The name "rosetta" refers to the Rosetta Stone — the artefact that made it possible to translate between previously incompatible writing systems. plugin-rosetta plays an analogous role: it provides a transparent, standards-grounded translation layer between the two dominant healthcare data models in use today.


Design principles

Grounded in authoritative sources. OMOP schemas are generated directly from the OHDSI CommonDataModel CSV definitions. FHIR-to-OMOP field mappings are derived from the HL7 FHIR-OMOP Implementation Guide FML structure maps. Neither model is interpreted ad hoc.

Transparent and auditable. Both data models are expressed as LinkML schemas. The exact_mappings annotations in fhir_resources.yaml are machine-readable and link every mapped FHIR field to its OMOP counterpart.

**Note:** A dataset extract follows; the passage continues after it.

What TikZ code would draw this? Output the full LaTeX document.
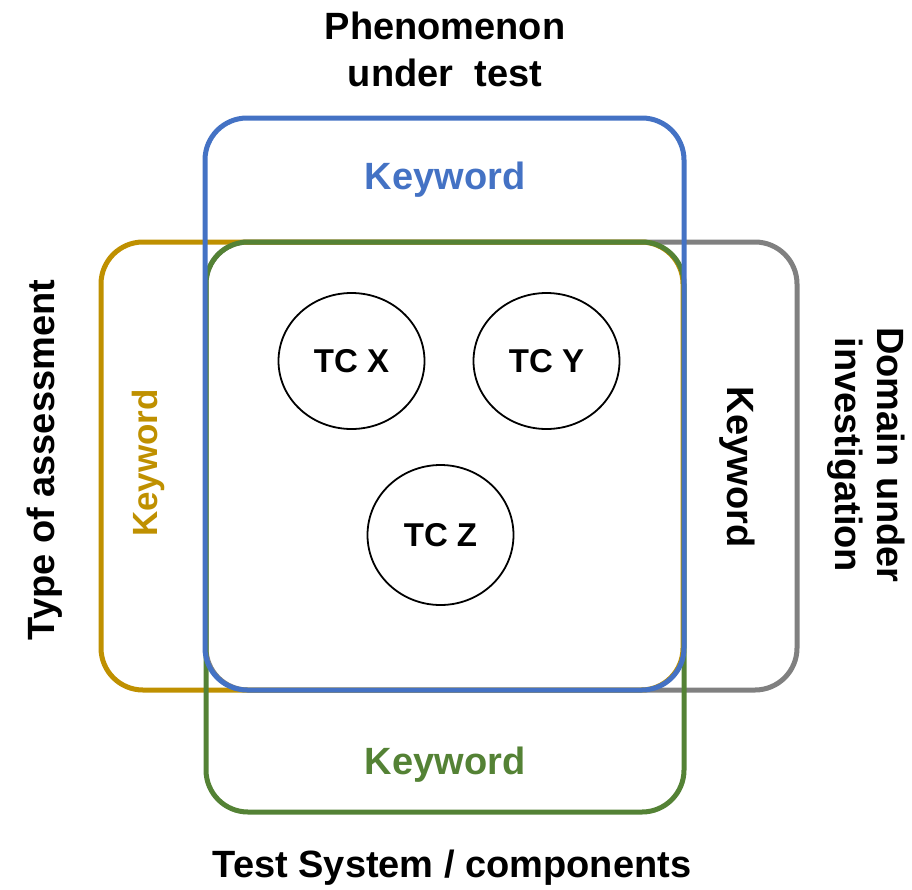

Data stewards can inspect the mappings directly in the schema files or on the Mappings page.

No black-box mapping framework. Translations are implemented as plain Python classes — one per FHIR resource — with no intermediate mapping DSL. The code is straightforward to read, test, and extend.

Three-layer validation. Output is validated at the columnar level (nyctea + Polars), the record level (Pydantic v2), and the semantic level (LinkML validate()).


Source pins

Upstream source Version
OHDSI CommonDataModel tag v5.4.2
HL7 fhir-omop-ig tag 1.0.0-ballot
nyctea commit 6b113f1

Contributing

Contributions are welcome. Please open an issue or pull request on GitHub.

See CONTRIBUTING.md for guidelines.


License

plugin-rosetta is released under the MIT License.